Appellant heeft betwist dat hij en [A] een gezamenlijke huishouding hebben gevoerd, omdat niet is voldaan aan het criterium van wederzijdse zorg. Deze beroepsgrond slaagt niet. De onderzoeksbevindingen bieden een toereikende feitelijke grondslag voor de conclusie dat voldaan is aan dit criterium. Daarbij komt doorslaggevende betekenis toe aan de verklaring die appellant heeft afgelegd tijdens het huisbezoek op 23 oktober 2015. Uit die verklaring komt naar voren dat hij en [A] een gezamenlijke inboedelverzekering hebben, elkaar over en weer geld voorschieten, [A] de was voor hem en appellant doet en dat de was ook door elkaar ligt. Verder heeft appellant verklaard dat [A] de boodschappen voor hem draagt, omdat hij krachtverlies in zijn armen heeft.
4.6.
Anders dan appellant heeft betoogd, is geen sprake van een door zakelijke verhoudingen beheerste zorg- of huurrelatie dan wel van twee gescheiden huishoudens. Daartoe is van belang dat, in tegenstelling tot wat appellant bij zijn aanvraag om bijstand heeft opgegeven, tijdens het huisbezoek is gebleken dat [A] geen eigen slaapkamer heeft en dat hij volgens appellant sinds 2003 dagelijks zijn bed opmaakt in de woonkamer.
4.7.
Gelet op 4.1 tot en met 4.6 heeft het college zich terecht op het standpunt gesteld dat appellant in de te beoordelen periode geen zelfstandig subject van bijstand was.
Aanvraag
4.8.
Niet is gebleken dat de woonsituatie van appellant ten tijde van de aanvraag anders was dan ten tijde van de intrekking van bijstand. Dat betekent dat op grond van artikel 3,
vierde lid, onder a, van de PW ten tijde van de aanvraag nog steeds een gezamenlijke huishouding aanwezig wordt geacht. Hieruit volgt dat het college de aanvraag van appellant van 18 januari 2016 om bijstand naar de norm voor een alleenstaande terecht heeft afgewezen.
Slotoverwegingen
4.9.
Uit 4.2 tot en met 4.8 volgt dat het hoger beroep niet slaagt, zodat de aangevallen uitspraak moet worden bevestigd.
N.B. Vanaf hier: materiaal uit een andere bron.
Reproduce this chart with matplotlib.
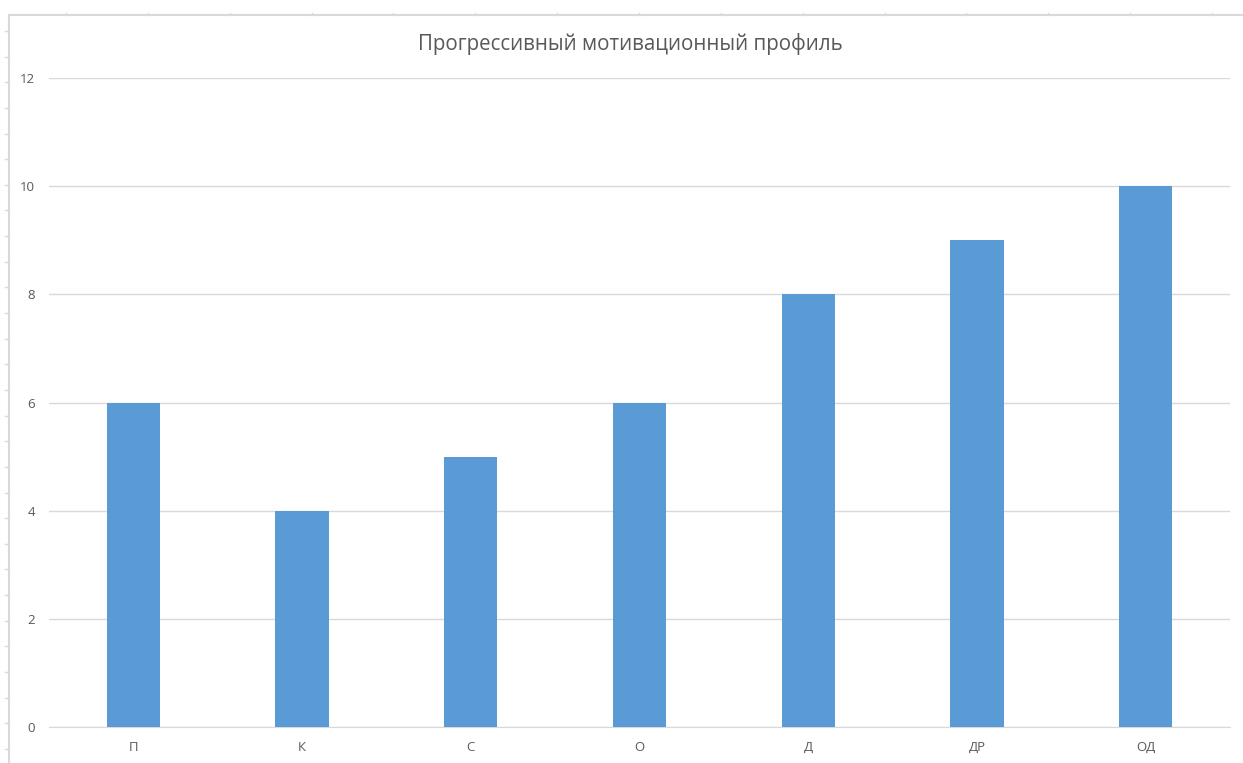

5. Voor een veroordeling in de proceskosten bestaat geen aanleiding.

BESLISSING

De Centrale Raad van Beroep bevestigt de aangevallen uitspraak.
Deze uitspraak is gedaan door J.L. Boxum als voorzitter en W.F. Claessens en C. van Viegen als leden, in tegenwoordigheid van J.M.M. van Dalen als griffier. De beslissing is uitgesproken in het openbaar op 22 januari 2019.